— GIVEN EXERCISE —
Please give the data below again in full, exactly as it stands.

— COLLECTED DATA —
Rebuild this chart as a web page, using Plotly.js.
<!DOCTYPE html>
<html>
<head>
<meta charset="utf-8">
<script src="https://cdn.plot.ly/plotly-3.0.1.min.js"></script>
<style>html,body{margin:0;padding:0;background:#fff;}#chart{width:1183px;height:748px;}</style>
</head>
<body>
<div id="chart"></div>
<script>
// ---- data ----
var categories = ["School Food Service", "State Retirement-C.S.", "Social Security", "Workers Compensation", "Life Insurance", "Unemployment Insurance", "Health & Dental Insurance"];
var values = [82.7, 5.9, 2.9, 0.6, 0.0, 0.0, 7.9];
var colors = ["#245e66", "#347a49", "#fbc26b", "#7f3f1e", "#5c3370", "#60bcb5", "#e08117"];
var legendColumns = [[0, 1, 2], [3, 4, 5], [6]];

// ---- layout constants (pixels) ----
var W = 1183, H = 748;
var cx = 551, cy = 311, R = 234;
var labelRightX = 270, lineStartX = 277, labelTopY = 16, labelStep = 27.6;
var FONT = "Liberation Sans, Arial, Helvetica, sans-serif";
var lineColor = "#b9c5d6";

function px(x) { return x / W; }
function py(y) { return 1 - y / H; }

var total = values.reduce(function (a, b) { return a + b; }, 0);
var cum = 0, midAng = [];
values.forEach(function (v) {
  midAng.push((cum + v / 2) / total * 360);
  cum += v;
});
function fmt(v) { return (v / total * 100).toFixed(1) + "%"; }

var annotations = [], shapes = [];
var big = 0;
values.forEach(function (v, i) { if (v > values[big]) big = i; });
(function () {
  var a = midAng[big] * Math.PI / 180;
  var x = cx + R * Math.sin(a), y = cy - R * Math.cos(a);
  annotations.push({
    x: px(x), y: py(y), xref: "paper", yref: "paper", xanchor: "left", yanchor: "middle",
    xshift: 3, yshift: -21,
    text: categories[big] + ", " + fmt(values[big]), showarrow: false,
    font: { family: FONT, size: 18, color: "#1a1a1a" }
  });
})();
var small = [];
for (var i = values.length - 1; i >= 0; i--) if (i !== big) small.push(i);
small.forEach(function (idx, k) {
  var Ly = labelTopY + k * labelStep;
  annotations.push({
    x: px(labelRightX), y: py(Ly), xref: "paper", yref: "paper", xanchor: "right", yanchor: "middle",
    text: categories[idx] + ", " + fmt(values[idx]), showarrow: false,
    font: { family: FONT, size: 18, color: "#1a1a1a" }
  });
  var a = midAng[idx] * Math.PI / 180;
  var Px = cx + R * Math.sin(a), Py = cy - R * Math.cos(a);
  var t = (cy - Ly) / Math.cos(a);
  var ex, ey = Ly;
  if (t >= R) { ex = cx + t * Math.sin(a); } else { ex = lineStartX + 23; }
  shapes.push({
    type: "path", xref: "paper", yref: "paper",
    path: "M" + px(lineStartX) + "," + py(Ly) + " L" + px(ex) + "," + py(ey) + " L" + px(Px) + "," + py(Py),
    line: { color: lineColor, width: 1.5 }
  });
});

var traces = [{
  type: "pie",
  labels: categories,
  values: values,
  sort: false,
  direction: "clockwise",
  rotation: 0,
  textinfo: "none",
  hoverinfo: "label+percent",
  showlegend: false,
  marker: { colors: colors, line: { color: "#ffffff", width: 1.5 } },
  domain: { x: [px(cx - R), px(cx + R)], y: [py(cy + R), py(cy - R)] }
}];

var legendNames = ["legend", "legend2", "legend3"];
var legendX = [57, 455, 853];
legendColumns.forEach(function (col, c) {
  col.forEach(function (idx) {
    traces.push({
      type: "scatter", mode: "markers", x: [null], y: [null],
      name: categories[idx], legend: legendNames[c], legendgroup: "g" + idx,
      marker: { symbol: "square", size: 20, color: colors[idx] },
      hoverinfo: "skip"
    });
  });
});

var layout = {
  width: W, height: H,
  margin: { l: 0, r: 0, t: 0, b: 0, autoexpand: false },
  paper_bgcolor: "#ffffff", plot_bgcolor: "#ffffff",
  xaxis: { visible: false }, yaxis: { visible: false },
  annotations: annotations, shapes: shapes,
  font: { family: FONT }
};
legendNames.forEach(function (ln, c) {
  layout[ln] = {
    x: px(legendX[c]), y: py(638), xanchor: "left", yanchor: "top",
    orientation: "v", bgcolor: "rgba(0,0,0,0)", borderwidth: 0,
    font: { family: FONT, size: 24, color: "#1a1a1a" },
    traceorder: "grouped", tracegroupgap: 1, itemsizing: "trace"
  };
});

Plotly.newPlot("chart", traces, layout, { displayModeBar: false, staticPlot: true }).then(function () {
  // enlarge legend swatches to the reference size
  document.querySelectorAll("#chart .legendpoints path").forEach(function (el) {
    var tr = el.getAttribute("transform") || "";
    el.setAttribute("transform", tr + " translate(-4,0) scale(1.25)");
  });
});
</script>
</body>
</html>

— SOLUTION —
Rebuild this chart as a web page, using Plotly.js.
<!DOCTYPE html>
<html>
<head>
<meta charset="utf-8">
<script src="https://cdn.plot.ly/plotly-3.0.1.min.js"></script>
<style>html,body{margin:0;padding:0;background:#fff;}#chart{width:1183px;height:748px;}</style>
</head>
<body>
<div id="chart"></div>
<script>
// ---- data ----
var categories = ["School Food Service", "State Retirement-C.S.", "Social Security", "Workers Compensation", "Life Insurance", "Unemployment Insurance", "Health & Dental Insurance"];
var values = [82.7, 5.9, 2.9, 0.6, 0.0, 0.0, 7.9];
var colors = ["#245e66", "#347a49", "#fbc26b", "#7f3f1e", "#5c3370", "#60bcb5", "#e08117"];
var legendColumns = [[0, 1, 2], [3, 4, 5], [6]];

// ---- layout constants (pixels) ----
var W = 1183, H = 748;
var cx = 551, cy = 311, R = 234;
var labelRightX = 270, lineStartX = 277, labelTopY = 16, labelStep = 27.6;
var FONT = "Liberation Sans, Arial, Helvetica, sans-serif";
var lineColor = "#b9c5d6";

function px(x) { return x / W; }
function py(y) { return 1 - y / H; }

var total = values.reduce(function (a, b) { return a + b; }, 0);
var cum = 0, midAng = [];
values.forEach(function (v) {
  midAng.push((cum + v / 2) / total * 360);
  cum += v;
});
function fmt(v) { return (v / total * 100).toFixed(1) + "%"; }

var annotations = [], shapes = [];
var big = 0;
values.forEach(function (v, i) { if (v > values[big]) big = i; });
(function () {
  var a = midAng[big] * Math.PI / 180;
  var x = cx + R * Math.sin(a), y = cy - R * Math.cos(a);
  annotations.push({
    x: px(x), y: py(y), xref: "paper", yref: "paper", xanchor: "left", yanchor: "middle",
    xshift: 3, yshift: -21,
    text: categories[big] + ", " + fmt(values[big]), showarrow: false,
    font: { family: FONT, size: 18, color: "#1a1a1a" }
  });
})();
var small = [];
for (var i = values.length - 1; i >= 0; i--) if (i !== big) small.push(i);
small.forEach(function (idx, k) {
  var Ly = labelTopY + k * labelStep;
  annotations.push({
    x: px(labelRightX), y: py(Ly), xref: "paper", yref: "paper", xanchor: "right", yanchor: "middle",
    text: categories[idx] + ", " + fmt(values[idx]), showarrow: false,
    font: { family: FONT, size: 18, color: "#1a1a1a" }
  });
  var a = midAng[idx] * Math.PI / 180;
  var Px = cx + R * Math.sin(a), Py = cy - R * Math.cos(a);
  var t = (cy - Ly) / Math.cos(a);
  var ex, ey = Ly;
  if (t >= R) { ex = cx + t * Math.sin(a); } else { ex = lineStartX + 23; }
  shapes.push({
    type: "path", xref: "paper", yref: "paper",
    path: "M" + px(lineStartX) + "," + py(Ly) + " L" + px(ex) + "," + py(ey) + " L" + px(Px) + "," + py(Py),
    line: { color: lineColor, width: 1.5 }
  });
});

var traces = [{
  type: "pie",
  labels: categories,
  values: values,
  sort: false,
  direction: "clockwise",
  rotation: 0,
  textinfo: "none",
  hoverinfo: "label+percent",
  showlegend: false,
  marker: { colors: colors, line: { color: "#ffffff", width: 1.5 } },
  domain: { x: [px(cx - R), px(cx + R)], y: [py(cy + R), py(cy - R)] }
}];

var legendNames = ["legend", "legend2", "legend3"];
var legendX = [57, 455, 853];
legendColumns.forEach(function (col, c) {
  col.forEach(function (idx) {
    traces.push({
      type: "scatter", mode: "markers", x: [null], y: [null],
      name: categories[idx], legend: legendNames[c], legendgroup: "g" + idx,
      marker: { symbol: "square", size: 20, color: colors[idx] },
      hoverinfo: "skip"
    });
  });
});

var layout = {
  width: W, height: H,
  margin: { l: 0, r: 0, t: 0, b: 0, autoexpand: false },
  paper_bgcolor: "#ffffff", plot_bgcolor: "#ffffff",
  xaxis: { visible: false }, yaxis: { visible: false },
  annotations: annotations, shapes: shapes,
  font: { family: FONT }
};
legendNames.forEach(function (ln, c) {
  layout[ln] = {
    x: px(legendX[c]), y: py(638), xanchor: "left", yanchor: "top",
    orientation: "v", bgcolor: "rgba(0,0,0,0)", borderwidth: 0,
    font: { family: FONT, size: 24, color: "#1a1a1a" },
    traceorder: "grouped", tracegroupgap: 1, itemsizing: "trace"
  };
});

Plotly.newPlot("chart", traces, layout, { displayModeBar: false, staticPlot: true }).then(function () {
  // enlarge legend swatches to the reference size
  document.querySelectorAll("#chart .legendpoints path").forEach(function (el) {
    var tr = el.getAttribute("transform") || "";
    el.setAttribute("transform", tr + " translate(-4,0) scale(1.25)");
  });
});
</script>
</body>
</html>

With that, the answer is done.